Dice Alberto Ruiz de Samaniego en Ser y no ser. Figuras en el dominio de lo espectral que lo opuesto a la existencia no es la no existencia, sino la “insistencia”. Aquello que habíamos considerado que había dejado de existir continúa en la dimensión espectral insistiendo obscenamente. Por eso el exceso fantasmal es “lo indestructible” y por eso también “recordar nuestra infancia es hacer revivir a los espectros”.
A medida que nuestra vida avanza vamos caminando cada vez más entre fantasmas. Lo súbito se hace estacional y lo estacional se vuelve ordinario. Los límites de difuminan hasta el punto de que llega un momento en que cuesta distinguir a cuál de las dos es apropiado llamar la clase muerta.
Emily Dickinson, que entraba y salía del espacio intersticial como de su cuarto a la cocina y viceversa había entendido todo esto antes. A falta de Dios –el Gran Fantasma–, quiso el Azar que me cruzase con este poema apenas un par días después de haber evocado –¿o será invocado?– a Paco mientras cenaba.

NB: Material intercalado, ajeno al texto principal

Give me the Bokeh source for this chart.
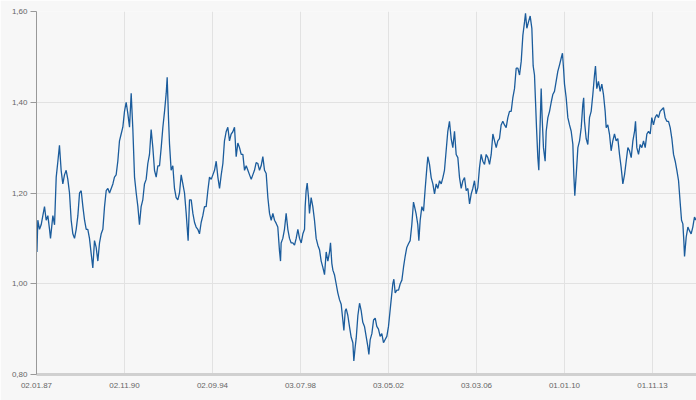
from bokeh.plotting import figure
from bokeh.models import FixedTicker, CustomJSTickFormatter, Range1d, ColumnDataSource
from bokeh.embed import file_html
from bokeh.resources import INLINE

# trading-day index (0 = 02.01.87) and rate
day = [0, 5, 15, 34, 53, 72, 91, 110, 129, 148, 159, 186, 205, 224, 243, 261, 280, 299, 318, 337,
       356, 375, 394, 413, 432, 451, 470, 489, 508, 527, 546, 565, 583, 602, 621, 640, 659, 678, 697, 716,
       735, 754, 773, 792, 811, 830, 849, 868, 886, 905, 924, 943, 962, 981, 1000, 1019, 1038, 1057, 1076, 1095,
       1114, 1133, 1152, 1170, 1189, 1208,
       1227, 1246, 1265, 1284, 1303, 1322, 1341, 1360, 1379, 1398, 1417, 1436, 1455, 1474, 1485, 1500, 1511, 1530,
       1549, 1568, 1587, 1606, 1625, 1644, 1663, 1682, 1701, 1712, 1723, 1739, 1758, 1777, 1796, 1814, 1833, 1852,
       1871, 1890, 1909, 1928, 1947, 1966, 1985, 2004, 2023, 2042, 2061, 2080, 2099, 2118, 2136, 2155, 2174, 2193,
       2212, 2231, 2250, 2269, 2288, 2307, 2326, 2345, 2364, 2383, 2402, 2421, 2440, 2458,
       2477, 2496, 2515, 2534, 2553, 2572, 2591, 2610, 2629, 2648, 2667, 2686, 2705, 2724, 2742, 2761, 2773, 2780,
       2799, 2818, 2837, 2856, 2875, 2894, 2913, 2932, 2951, 2970, 2989, 3008, 3027, 3046, 3053, 3064, 3076, 3091,
       3102, 3121, 3140, 3159, 3178, 3197, 3216, 3235, 3254, 3273, 3292, 3311, 3330, 3341, 3356, 3368, 3386, 3405,
       3424, 3443, 3462, 3481, 3493, 3508, 3519, 3538, 3557, 3576, 3595, 3606, 3621, 3633, 3652, 3671, 3690, 3708,
       3727, 3746, 3765, 3777, 3792, 3811, 3830, 3849, 3867, 3886, 3905, 3924, 3943, 3962, 3981, 4000, 4015, 4030,
       4049, 4061, 4076, 4095, 4114, 4133, 4152, 4171, 4189, 4208, 4227, 4246, 4265, 4284, 4296, 4314, 4333, 4345,
       4360, 4379, 4398, 4417, 4436, 4447, 4466, 4485, 4504, 4523, 4542, 4561, 4580, 4599, 4618, 4636, 4655, 4674,
       4693, 4712, 4731, 4750, 4769, 4788, 4807, 4826, 4845, 4864, 4883, 4902, 4921, 4940, 4958,
       4977, 4996, 5015, 5034, 5053, 5072, 5091, 5110, 5129, 5148, 5167, 5186, 5205, 5224, 5242, 5261, 5280, 5299,
       5318, 5337, 5356, 5375, 5394, 5413, 5432, 5451, 5470, 5489, 5508, 5527, 5546, 5557, 5572, 5591, 5610, 5629,
       5644, 5659, 5671, 5682, 5697, 5708, 5720, 5735, 5746, 5761, 5780, 5792, 5811, 5830, 5849, 5867, 5886, 5905,
       5924, 5943, 5962, 5977, 5989, 6000, 6019, 6038, 6057, 6076, 6095, 6106, 6117, 6133, 6152, 6171, 6190, 6208,
       6218,
       6227, 6246, 6265, 6284, 6303, 6322, 6341, 6352, 6367, 6386, 6405, 6424, 6443, 6462, 6474, 6492, 6511, 6530,
       6549, 6568, 6587, 6606, 6625, 6644, 6663, 6682, 6701, 6720, 6739, 6758, 6777, 6796, 6807, 6822, 6841, 6860,
       6879, 6898, 6917, 6936, 6955, 6974, 6992, 7011, 7030, 7049, 7068, 7087, 7106, 7125, 7144, 7163, 7182, 7201,
       7220, 7239, 7258, 7277, 7296, 7307, 7318, 7330, 7345, 7356, 7364, 7383, 7402, 7420, 7439, 7458, 7477, 7496]

rate = [1.12, 1.07, 1.14, 1.12, 1.13, 1.15, 1.17, 1.14, 1.15, 1.12, 1.10, 1.15, 1.13, 1.235, 1.27, 1.305, 1.25, 1.22, 1.24, 1.25,
        1.23, 1.20, 1.14, 1.11, 1.10, 1.12, 1.15, 1.20, 1.205, 1.17, 1.14, 1.12, 1.12, 1.10, 1.067, 1.035, 1.095, 1.08, 1.05, 1.09,
        1.11, 1.12, 1.17, 1.205, 1.21, 1.20, 1.21, 1.22, 1.235, 1.24, 1.27, 1.315, 1.33, 1.345, 1.38, 1.40, 1.375, 1.345, 1.42, 1.34,
        1.235, 1.20, 1.17, 1.13, 1.17, 1.185,
        1.22, 1.23, 1.265, 1.285, 1.34, 1.30, 1.25, 1.235, 1.26, 1.26, 1.30, 1.345, 1.38, 1.42, 1.455, 1.365, 1.31, 1.25,
        1.26, 1.21, 1.19, 1.185, 1.20, 1.24, 1.22, 1.20, 1.155, 1.125, 1.095, 1.185, 1.185, 1.155, 1.135, 1.125, 1.12, 1.11,
        1.135, 1.15, 1.17, 1.17, 1.205, 1.235, 1.23, 1.24, 1.25, 1.27, 1.235, 1.21, 1.24, 1.265, 1.315, 1.335, 1.345, 1.315,
        1.33, 1.335, 1.345, 1.28, 1.31, 1.30, 1.285, 1.285, 1.25, 1.26, 1.25, 1.24, 1.23, 1.24,
        1.25, 1.267, 1.265, 1.25, 1.26, 1.28, 1.25, 1.243, 1.19, 1.155, 1.14, 1.155, 1.14, 1.133, 1.125, 1.073, 1.05, 1.09,
        1.10, 1.12, 1.155, 1.12, 1.10, 1.09, 1.09, 1.085, 1.10, 1.12, 1.10, 1.09, 1.11, 1.12, 1.17, 1.205, 1.222, 1.19,
        1.155, 1.19, 1.17, 1.14, 1.10, 1.085, 1.075, 1.05, 1.036, 1.02, 1.07, 1.05, 1.07, 1.09, 1.045, 1.03, 1.02, 1.00,
        0.98, 0.965, 0.955, 0.92, 0.897, 0.94, 0.945, 0.93, 0.905, 0.882, 0.87, 0.83, 0.86, 0.88, 0.93, 0.957, 0.94, 0.915,
        0.906, 0.884, 0.862, 0.844, 0.877, 0.89, 0.92, 0.924, 0.906, 0.90, 0.884, 0.89, 0.87, 0.877, 0.884, 0.906, 0.935, 0.964,
        1.00, 1.01, 0.98, 0.986, 0.986, 1.00, 1.008, 1.037, 1.06, 1.08, 1.088, 1.095, 1.13, 1.18, 1.17, 1.154, 1.13, 1.095,
        1.14, 1.17, 1.16, 1.21, 1.256, 1.28, 1.263, 1.234, 1.22, 1.198, 1.22, 1.21, 1.227, 1.22, 1.234, 1.25, 1.293, 1.336,
        1.358, 1.32, 1.30, 1.336, 1.285, 1.278, 1.234, 1.21, 1.227, 1.234, 1.205, 1.21, 1.176, 1.198, 1.21,
        1.227, 1.198, 1.212, 1.256, 1.285, 1.27, 1.263, 1.285, 1.278, 1.263, 1.285, 1.33, 1.315, 1.30, 1.315, 1.32, 1.35, 1.358,
        1.35, 1.344, 1.366, 1.38, 1.38, 1.41, 1.43, 1.475, 1.475, 1.46, 1.49, 1.548, 1.577, 1.596, 1.563, 1.577, 1.59, 1.563,
        1.48, 1.46, 1.40, 1.344, 1.278, 1.25, 1.33, 1.43, 1.366, 1.30, 1.27, 1.336, 1.366, 1.38, 1.40, 1.417, 1.424, 1.446,
        1.468, 1.482, 1.497, 1.508, 1.475, 1.44, 1.41, 1.366, 1.35, 1.336, 1.307, 1.24, 1.194, 1.24, 1.30, 1.315, 1.344, 1.395,
        1.41,
        1.358, 1.32, 1.307, 1.366, 1.38, 1.417, 1.46, 1.48, 1.43, 1.446, 1.424, 1.44, 1.417, 1.38, 1.344, 1.35, 1.33, 1.293,
        1.315, 1.33, 1.315, 1.32, 1.285, 1.256, 1.22, 1.24, 1.27, 1.30, 1.293, 1.278, 1.315, 1.336, 1.358, 1.30, 1.285, 1.307,
        1.30, 1.315, 1.30, 1.33, 1.336, 1.33, 1.366, 1.35, 1.366, 1.373, 1.366, 1.38, 1.384, 1.388, 1.366, 1.358, 1.358, 1.344,
        1.32, 1.285, 1.27, 1.25, 1.227, 1.198, 1.17, 1.14, 1.132, 1.095, 1.06, 1.103, 1.125, 1.117, 1.11, 1.125, 1.147, 1.14]

x_ticks = [0, 1000, 2000, 3000, 4000, 5000, 6000, 7000]
x_tick_labels = ["02.01.87", "02.11.90", "02.09.94", "03.07.98", "03.05.02", "03.03.06", "01.01.10", "01.11.13"]
y_ticks = [0.8, 1.0, 1.2, 1.4, 1.6]

src = ColumnDataSource(dict(day=day, rate=rate))

p = figure(width=696, height=400, output_backend="svg", toolbar_location=None,
           x_range=Range1d(0, 7500), y_range=Range1d(0.8, 1.6),
           min_border_left=36, min_border_right=0, min_border_top=11, min_border_bottom=26)
p.background_fill_color = "#f7f7f7"
p.border_fill_color = "#f7f7f7"
p.outline_line_color = None

p.line("day", "rate", source=src, line_color="#1b5c9c", line_width=1.3)

grid_col = "#e2e2e2"
p.xgrid.grid_line_color = grid_col
p.ygrid.grid_line_color = grid_col

font = "Liberation Sans"
xa = p.xaxis[0]
xa.ticker = FixedTicker(ticks=x_ticks)
xa.formatter = CustomJSTickFormatter(args=dict(labels=x_tick_labels),
                                     code="var i = Math.round(tick/1000); return labels[i] || '';")
xa.axis_line_color = "#d0d0d0"
xa.axis_line_width = 3
xa.major_tick_line_color = None
xa.minor_tick_line_color = None
xa.major_label_text_font = font
xa.major_label_text_font_size = "8px"
xa.major_label_text_color = "#666666"
xa.major_label_standoff = 2

ya = p.yaxis[0]
ya.ticker = FixedTicker(ticks=y_ticks)
ya.formatter = CustomJSTickFormatter(code="return tick.toFixed(2).replace('.', ',');")
ya.axis_line_color = "#999999"
ya.major_tick_line_color = "#999999"
ya.major_tick_in = 0
ya.major_tick_out = 6
ya.minor_tick_line_color = None
ya.major_label_text_font = font
ya.major_label_text_font_size = "8px"
ya.major_label_text_color = "#666666"
ya.major_label_standoff = 3

open("out.html", "w").write(file_html(p, INLINE))
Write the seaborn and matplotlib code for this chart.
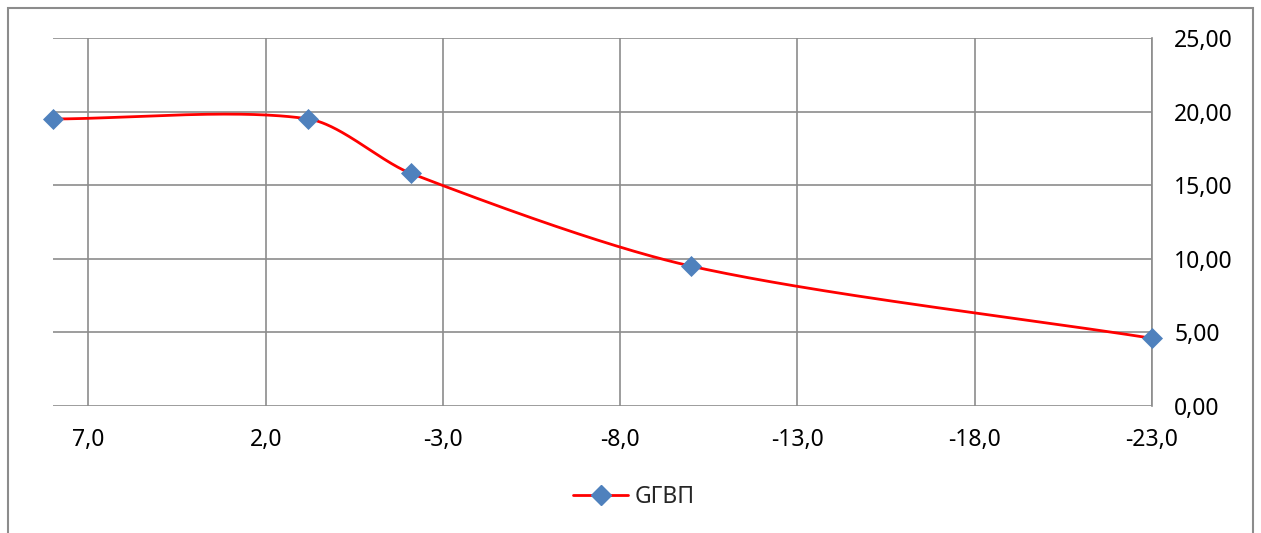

A su lectura debo estos pensamientos no alegres, pero tampoco hirientes. Al final, casi cuarenta veranos después la conversación sigue inconclusa, y con la sábana remangada, para que no nos regañen nuestras madres, y una sonrisa pícara bajo los ojos de tela, seguimos jugando a ser inmortales.
Sin mundo de por medio. Con insistencia.
607
De cercanía a sus Cosas alejadas
El Alma tiene temporadas especiales–
En las que la Oscuridad–parece la Rareza–
La Claridad –fácil– resulta –
Las Formas que enterramos, habitan por doquier,
Familiares, en las Habitaciones–
Sin mancha del Sepulcro,
El Compañero de Juegos Consumido regresa–
Con la misma Chaqueta que llevaba–
Abotonada hace mucho en el Molde
Desde que los dos –mañanas viejas, de Niños–jugábamos–
Divididos–por un mundo–
La Tumba devuelve lo Hurtado–
Los Años, nuestras Cosas robadas–
Nudos de Apariciones resplandecen
Y nos saludan, con sus alas–
Como si–fuéramos nosotros–perecidos–
Y Ellos–los que aguardaban el reencuentro–
Y fueran ellos, y no nosotros,
Quienes vivieron el duelo.
[Traducción de Amalia Rodríguez Monroy].